Esa distancia también está rodeada de dolor.
Será acaso porque las aguas que la cubren son la tumba anónima de miles de
cubanos que no llegaron a la otra orilla. No dudo que como cada 28 de octubre
se echan flores al mar en recuerdo al comandante Camilo Cienfuegos, todos los
días alguna familia vaya a la costa con un ramo para sus seres queridos.
Las 90 millas por hora también provocan dolor
en los bateadores. Lo mismo por un ponche que por un pelotazo; o si no,
pregúntenle a Javier Méndez por qué dejó de jugar béisbol. Seguramente él
responderá que hablen con su verdugo; pero para hacerlo, tendrán que recorrer
90 millas.
Segundo premio: Un
hombre de verdad / Por Carlos
Manuel Álvarez
Cuando Vera lanzaba, yo pensaba que me iba a
morir. Era, por si no le bastara el talento, pura belleza.
Salía con sus medias altas y su melancólica
elegancia y casi como un ritual preparaba el box, aquel redondel de tierra
donde dejaba de ser un pitcher para convertirse en un incesante despliegue de
formas. En una demencial acrobacia de luz.
Con los spikes removía el suelo, lo medía.
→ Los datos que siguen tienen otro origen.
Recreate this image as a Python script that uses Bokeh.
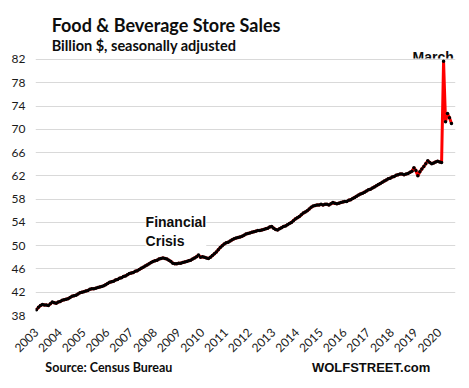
import numpy as np
from bokeh.plotting import figure
from bokeh.layouts import column
from bokeh.models import ColumnDataSource, Range1d, FixedTicker, Label
from bokeh.embed import file_html
from bokeh.resources import INLINE

# Monthly sales, billion $, seasonally adjusted (Jan 2003 - Jul 2020)
sales_2003 = [39.0, 39.4, 39.7, 39.9, 39.8, 39.8, 39.7, 40.0, 40.3, 40.2, 40.1, 40.3]
sales_2004 = [40.4, 40.6, 40.7, 40.8, 40.9, 41.1, 41.3, 41.4, 41.5, 41.7, 41.9, 42.0]
sales_2005 = [42.1, 42.2, 42.3, 42.5, 42.6, 42.6, 42.7, 42.8, 42.9, 43.0, 43.1, 43.3]
sales_2006 = [43.5, 43.7, 43.8, 43.9, 44.1, 44.2, 44.4, 44.5, 44.7, 44.8, 45.0, 45.2]
sales_2007 = [45.3, 45.4, 45.6, 45.7, 45.9, 46.1, 46.3, 46.5, 46.7, 46.9, 47.1, 47.3]
sales_2008 = [47.4, 47.5, 47.7, 47.8, 47.9, 47.8, 47.7, 47.5, 47.3, 47.0, 46.9, 46.9]
sales_2009 = [47.0, 47.0, 47.1, 47.2, 47.3, 47.4, 47.5, 47.7, 47.9, 48.1, 48.4, 48.0]
sales_2010 = [48.1, 48.0, 47.9, 47.8, 48.0, 48.3, 48.6, 48.9, 49.3, 49.7, 50.0, 50.3]
sales_2011 = [50.5, 50.6, 50.8, 51.0, 51.2, 51.3, 51.4, 51.5, 51.6, 51.8, 52.0, 52.1]
sales_2012 = [52.2, 52.3, 52.4, 52.5, 52.6, 52.6, 52.7, 52.8, 52.9, 53.0, 53.2, 53.3]
sales_2013 = [53.0, 52.8, 52.7, 52.9, 53.1, 53.3, 53.4, 53.6, 53.8, 54.0, 54.3, 54.6]
sales_2014 = [54.8, 55.0, 55.3, 55.6, 55.8, 56.0, 56.3, 56.6, 56.8, 56.9, 57.0, 57.0]
sales_2015 = [57.1, 57.0, 57.1, 57.1, 57.0, 57.2, 57.4, 57.3, 57.2, 57.3, 57.4, 57.5]
sales_2016 = [57.6, 57.6, 57.8, 57.9, 58.1, 58.3, 58.5, 58.7, 58.9, 59.0, 59.2, 59.4]
sales_2017 = [59.6, 59.7, 59.9, 60.1, 60.3, 60.5, 60.7, 60.9, 61.1, 61.3, 61.5, 61.6]
sales_2018 = [61.8, 61.9, 62.1, 62.2, 62.3, 62.3, 62.2, 62.3, 62.4, 62.6, 62.8, 63.4]
sales_2019 = [62.9, 62.0, 62.7, 63.2, 63.6, 64.1, 64.6, 64.3, 64.1, 64.2, 64.4, 64.5]
sales_2020 = [64.4, 64.3, 81.7, 71.3, 72.7, 72.0, 71.0]

years = list(range(2003, 2021))
y_ticks = [38, 42, 46, 50, 54, 58, 62, 66, 70, 74, 78, 82]
march_2020 = 2020 + 2 / 12

all_sales = (sales_2003 + sales_2004 + sales_2005 + sales_2006 + sales_2007 + sales_2008
             + sales_2009 + sales_2010 + sales_2011 + sales_2012 + sales_2013 + sales_2014
             + sales_2015 + sales_2016 + sales_2017 + sales_2018 + sales_2019 + sales_2020)
xs = [2003 + i / 12 for i in range(len(all_sales))]
src = ColumnDataSource(dict(x=xs, y=all_sales))

W = 468
TEXT = "#0d0d0d"
X0, X1 = 2002.958, 2020.67
FRAME_L, FRAME_R = 35, 13
HEAD_H = 61          # header canvas height
FRAME_TOP = 58       # page y of the plot frame's top edge
BORDER_TOP = 13      # transparent border above the frame in the main canvas
MAIN_TOP = FRAME_TOP - BORDER_TOP


def text_fig(h):
    f = figure(width=W, height=h, output_backend="svg", toolbar_location=None,
               x_range=Range1d(0, W), y_range=Range1d(0, h),
               x_axis_type=None, y_axis_type=None,
               min_border_left=0, min_border_right=0, min_border_top=0, min_border_bottom=0)
    f.outline_line_color = None
    f.grid.visible = False
    return f


def lab(fig, txt, x, y, size, font, align="left", baseline="alphabetic", bg=None):
    l = Label(x=x, y=y, text=txt, text_font=font,
              text_font_size=size, text_font_style="bold", text_color=TEXT,
              text_align=align, text_baseline=baseline)
    if bg:
        l.background_fill_color = bg
    fig.add_layout(l)


# header (title, subtitle, and the "March" note above the plot frame)
head = text_fig(HEAD_H)
lab(head, "Food & Beverage Store Sales", 18, HEAD_H - 24, "18px", "Lato")
lab(head, "Billion $, seasonally adjusted", 18, HEAD_H - 44.5, "14.5px", "Lato")
march_px = FRAME_L + (march_2020 - X0) * (W - FRAME_L - FRAME_R) / (X1 - X0)
lab(head, "March", march_px, HEAD_H - 56.5, "14px", "Liberation Sans", align="center")

# main chart (pulled up so its transparent top border overlaps the header)
p = figure(width=W, height=359 - MAIN_TOP, output_backend="svg", toolbar_location=None,
           x_range=Range1d(X0, X1), y_range=Range1d(38, 82.17),
           min_border_left=FRAME_L, min_border_right=FRAME_R, min_border_top=BORDER_TOP,
           min_border_bottom=44, margin=(MAIN_TOP - HEAD_H, 0, 0, 0))
p.outline_line_color = None
p.background_fill_color = "white"
p.border_fill_alpha = 0

p.line("x", "y", source=src, line_color="#ff0000", line_width=3)
p.scatter("x", "y", source=src, size=3.5, fill_color="black", line_color=None)

p.xgrid.visible = False
p.ygrid.grid_line_color = "#d9d9d9"
p.ygrid.grid_line_width = 1

p.yaxis.ticker = FixedTicker(ticks=y_ticks)
p.xaxis.ticker = FixedTicker(ticks=years)
for ax in (p.xaxis[0], p.yaxis[0]):
    ax.axis_line_color = None
    ax.major_tick_line_color = None
    ax.minor_tick_line_color = None
    ax.major_tick_out = 0
    ax.major_tick_in = 0
    ax.minor_tick_out = 0
    ax.major_label_text_font = "Lato"
    ax.major_label_text_font_size = "12px"
    ax.major_label_text_color = "#1a1a1a"
p.yaxis.major_label_standoff = 10
p.xaxis.major_label_orientation = np.pi / 4
p.xaxis.major_label_standoff = 15

lab(p, "Financial\nCrisis", 2007.6, 55.44, "14px", "Liberation Sans", baseline="top", bg="white")

# footer
foot = text_fig(25)
lab(foot, "Source: Census Bureau", 11, 17.5, "12.5px", "Lato")
lab(foot, "WOLFSTREET.com", 440, 17.5, "13px", "Liberation Sans", align="right")

layout = column(head, p, foot, spacing=0)
open("out.html", "w").write(file_html(layout, INLINE))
Luego se inclinaba y tomaba la pez rubia o miraba la pizarra o se ajustaba el
uniforme, nada de suma importancia, hasta que se acomodaba la gorra y con su
mirada imperturbable, una mirada de comerciante persa, se paraba de frente al
plato e iniciaba, praxitélicamente, su endiablado windup.
Otros hablarán del Duque. Porque también
subía la rodilla a la altura de la visera. Y se contorsionaba. Y a la gente le
parecía que después de lanzar, no tendría forma de zafarse del enredo.
Pero el hombre que yo vi fue Norge Luis Vera.
Es decir, más o menos lo mismo, aunque a mí siempre me parecerá mejor. Un
bailarín del pitcheo. Que es en el beisbol la mayor de las artes. Si uno mira
cualquiera de sus fotos, puede que lo confunda con Fred Astaire.
Cuando Vera lanzaba, yo me ponía duro frente
al televisor. Su slider congelaba el ambiente. Era como un cuchillo de circo,
siempre a la altura de las rodillas. No malgastaba lanzamientos. No intimidaba
con su presencia. No gesticulaba más de lo normal. Era un estoico, un tímido,
un romántico.
Dos héroes tuve de muchacho. Alexei Maresiev
y Vera contra los Orioles. Dos cosas me deslumbraron. La belleza de Milady de
Winter y, como ya dije, aquel windup. Dos cosas me sedujeron. La vida de Huck
Finn y la mirada dura de comerciante persa.
Llegué a pensar, inocentemente, que Vera me
decía algo a través de la pantalla. Pero después supe que no. Que no miraba hacia
ningún lugar. Y que sus ojos tristes y su quijotesca ingravidez eran extrañas
expresiones de su virtuosismo.
Cómo Vera, a pesar de ser un pitcher ganado
por lo reflexivo, un pitcher que llevaba en el rostro la huella indeleble de la
sabiduría, lograba ser implacable, es algo que no logro entender. Un pitcher
inteligente, muy inteligente, y no por eso menos impetuoso.
Todavía lo veo, así, con el 20 en la espalda,
con toda la carga a cuestas, alzando la rodilla, ladeando el rostro, soltando
el brazo a tres cuartos, girando las muñecas a favor del tiempo, uno, dos,
varios segundos… y la slider cayendo largamente, en un sitio impreciso que no
es, pero que bien pudiera ser la eternidad.